The knowledge that they can be monitored any moment is a major factor in causing stress. Amosha Lyngdoh (27), an ex-call centre employee, and Naresh Shekhawat (30), a supervisor with a U.K. call centre based in Hyderabad, India, associated electronic monitoring to increasing amounts of stress, declining job satisfaction, feelings of social isolation and insecurity, and a belief that quantity is more important than quality. It also gives birth to the notion among the employees that the employers don’t trust them. This feeling of lack of mutual trust has an adverse affect on productivity, thereby hampering the growth of the organisation. As revealed by Naresh in the course of the interview, “…Stress levels and job dissatisfaction increase when workers feel they have no control over their jobs and when there is a lack of trust in the work environment”.

And the present global scenario magnifies the need, as stiff competition and high attrition rates are giving the management a tough time. It is not like monitoring individual performance has just begun; rather the call monitoring of the call centre agents has been in vogue for some time. It’s just that presently the need for call quality monitoring is being experienced more urgently.

Frequent call monitoring, better known as Sporadic Quality Monitoring (SQM), was much appreciated initially as it was regarded as the benchmark for quality consciousness. Management promptly implemented SQM, and took it for granted that the customers were getting quality service. But at the same time, the call centre agents failed to deliver quality service. Obviously, the stress induced by SQM, along with the various work related problems, having its toll. The whole process of building customer relationships got neglected enroute.

The crux of the matter is that mere implementation of Sporadic Quality Monitoring is not enough. It’s the way it is implemented that makes the difference. It is true that in order to keep a tab on quality, each and every call needs to be recorded and analysed. But a blind implementation of the monitoring process can create problems equally for management and employees.

In the words of Gaurav Punj (23), a call centre agent in one of the leading call centres of India, “Call centres would be a better place if they were unionised, the working conditions were improved, and the oppressive environment was changed”. Dattani (21), alias Colin Lynch (for his clients), working with Daksh e-Services, also voices similar feelings.
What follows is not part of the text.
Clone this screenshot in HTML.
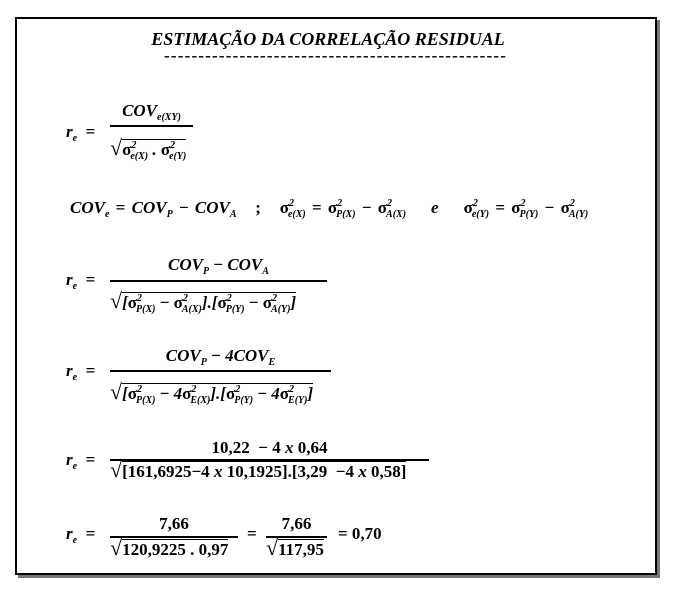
<!DOCTYPE html>
<html><head><meta charset="utf-8"><style>
body{margin:0;width:673px;height:593px;background:#fff;position:relative;overflow:hidden;font-family:"Liberation Serif",serif;font-weight:bold;font-style:italic;color:#000}
.box{position:absolute;left:15px;top:17px;width:638px;height:554px;border:2px solid #000;box-shadow:3px 3px 0 #777}
.t{position:absolute;white-space:nowrap;font-size:17px;line-height:20px}
.c{text-align:center}
.ln{position:absolute;height:1.5px;background:#000}
sub{font-size:10px;vertical-align:-4px}
sup{font-size:10px;vertical-align:7px}
.n{font-style:normal}
.up{font-style:normal}
.up i{font-style:italic}
.sq{font-style:normal;font-weight:normal;font-size:22px}
</style></head><body>
<div class="box"></div>
<div class="t" style="left:145px;top:29px;width:366px;text-align:center;font-size:18px">ESTIMAÇÃO DA CORRELAÇÃO RESIDUAL</div>
<div class="t n" style="left:164px;top:46px;width:342px;overflow:hidden;letter-spacing:1.2px">------------------------------------------------------</div>

<!-- 1 -->
<div class="t" style="left:66px;top:122px">r<sub>e</sub> <span class="n">&nbsp;=</span></div>
<div class="t c" style="left:110px;width:83px;top:101px">COV<sub>e(XY)</sub></div>
<div class="ln" style="left:110px;width:83px;top:125px"></div>
<div class="t" style="left:110px;top:136px"><span class="sq">√</span><span style="border-top:1.5px solid #000"><span class="n">σ</span><sup>2</sup><sub style="margin-left:-6px">e(X)</sub> . <span class="n">σ</span><sup>2</sup><sub style="margin-left:-6px">e(Y)</sub></span></div>

<!-- 2 -->
<div class="t" style="left:70px;top:194px;word-spacing:2px">COV<sub>e</sub> <span class="n">=</span> COV<sub>P</sub> <span class="n">−</span> COV<sub>A</sub> &nbsp; <span class="n">;</span> &nbsp; <span class="n">σ</span><sup>2</sup><sub style="margin-left:-6px">e(X)</sub> <span class="n">=</span> <span class="n">σ</span><sup>2</sup><sub style="margin-left:-6px">P(X)</sub> <span class="n">−</span> <span class="n">σ</span><sup>2</sup><sub style="margin-left:-6px">A(X)</sub> &nbsp;&nbsp; e &nbsp;&nbsp; <span class="n">σ</span><sup>2</sup><sub style="margin-left:-6px">e(Y)</sub> <span class="n">=</span> <span class="n">σ</span><sup>2</sup><sub style="margin-left:-6px">P(Y)</sub> <span class="n">−</span> <span class="n">σ</span><sup>2</sup><sub style="margin-left:-6px">A(Y)</sub></div>

<!-- 3 -->
<div class="t" style="left:66px;top:270px">r<sub>e</sub> <span class="n">&nbsp;=</span></div>
<div class="t c" style="left:110px;width:217px;top:255px">COV<sub>P</sub> <span class="n">−</span> COV<sub>A</sub></div>
<div class="ln" style="left:110px;width:217px;top:280px"></div>
<div class="t" style="left:110px;top:289px"><span class="sq">√</span><span style="border-top:1.5px solid #000">[<span class="n">σ</span><sup>2</sup><sub style="margin-left:-6px">P(X)</sub> <span class="n">−</span> <span class="n">σ</span><sup>2</sup><sub style="margin-left:-6px">A(X)</sub>].[<span class="n">σ</span><sup>2</sup><sub style="margin-left:-6px">P(Y)</sub> <span class="n">−</span> <span class="n">σ</span><sup>2</sup><sub style="margin-left:-6px">A(Y)</sub>]</span></div>

<!-- 4 -->
<div class="t" style="left:66px;top:361px">r<sub>e</sub> <span class="n">&nbsp;=</span></div>
<div class="t c" style="left:110px;width:221px;top:346px">COV<sub>P</sub> <span class="n">−</span> 4COV<sub>E</sub></div>
<div class="ln" style="left:110px;width:221px;top:370px"></div>
<div class="t" style="left:110px;top:380px"><span class="sq">√</span><span style="border-top:1.5px solid #000">[<span class="n">σ</span><sup>2</sup><sub style="margin-left:-6px">P(X)</sub> <span class="n">−</span> 4<span class="n">σ</span><sup>2</sup><sub style="margin-left:-6px">E(X)</sub>].[<span class="n">σ</span><sup>2</sup><sub style="margin-left:-6px">P(Y)</sub> <span class="n">−</span> 4<span class="n">σ</span><sup>2</sup><sub style="margin-left:-6px">E(Y)</sub>]</span></div>

<!-- 5 -->
<div class="t" style="left:66px;top:450px">r<sub>e</sub> <span class="n">&nbsp;=</span></div>
<div class="t c up" style="left:110px;width:319px;top:438px">10,22 &nbsp;− 4 <i>x</i> 0,64</div>
<div class="ln" style="left:110px;width:319px;top:459px"></div>
<div class="t up" style="left:110px;top:460px"><span class="sq">√</span><span style="border-top:1.5px solid #000">[161,6925−4 <i>x</i> 10,1925].[3,29 &nbsp;−4 <i>x</i> 0,58]</span></div>

<!-- 6 -->
<div class="t" style="left:66px;top:524px">r<sub>e</sub> <span class="n">&nbsp;=</span></div>
<div class="t c up" style="left:110px;width:128px;top:514px">7,66</div>
<div class="ln" style="left:110px;width:128px;top:536px"></div>
<div class="t up" style="left:110px;top:538px"><span class="sq">√</span><span style="border-top:1.5px solid #000">120,9225 . 0,97</span></div>
<div class="t n" style="left:247px;top:524px">=</div>
<div class="t c up" style="left:266px;width:61px;top:514px">7,66</div>
<div class="ln" style="left:266px;width:61px;top:536px"></div>
<div class="t up" style="left:266px;top:538px"><span class="sq">√</span><span style="border-top:1.5px solid #000">117,95</span></div>
<div class="t up" style="left:338px;top:524px">= 0,70</div>
</body></html>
According to Dattani, “Stress, call monitoring, the pressures of 7 day a week, 24 hour rosters, career paths, and flexibility for families are issues the industry has to face up to; A national award would go some way towards addressing these issues for the employees in a fair way.”

Providing quality customer service is not child’s play. It is virtually impossible to define fixed parameters to adjudge the level of service provided, but a consensus should be reached. In today’s customer-driven market, we all expect the services to get better, quicker, and more effective. And it is for the call centres to reach the level of the expectations, but not at the cost of their employees.

The management has to realise that their organisation cannot make the customers happy as long as their employees remain unhappy. And the sooner the management wakes up to the importance of this symbiotic relationship, the better it is. Those companies who won’t, will be losing out on their business and profits in a matter of time.

Thus, call quality monitoring is an essential part of the call centre industry and can’t be done away with. But it has to be carried out on a positive note. Also, there needs to be adequate employee-management interaction to mitigate the negative effects, if any.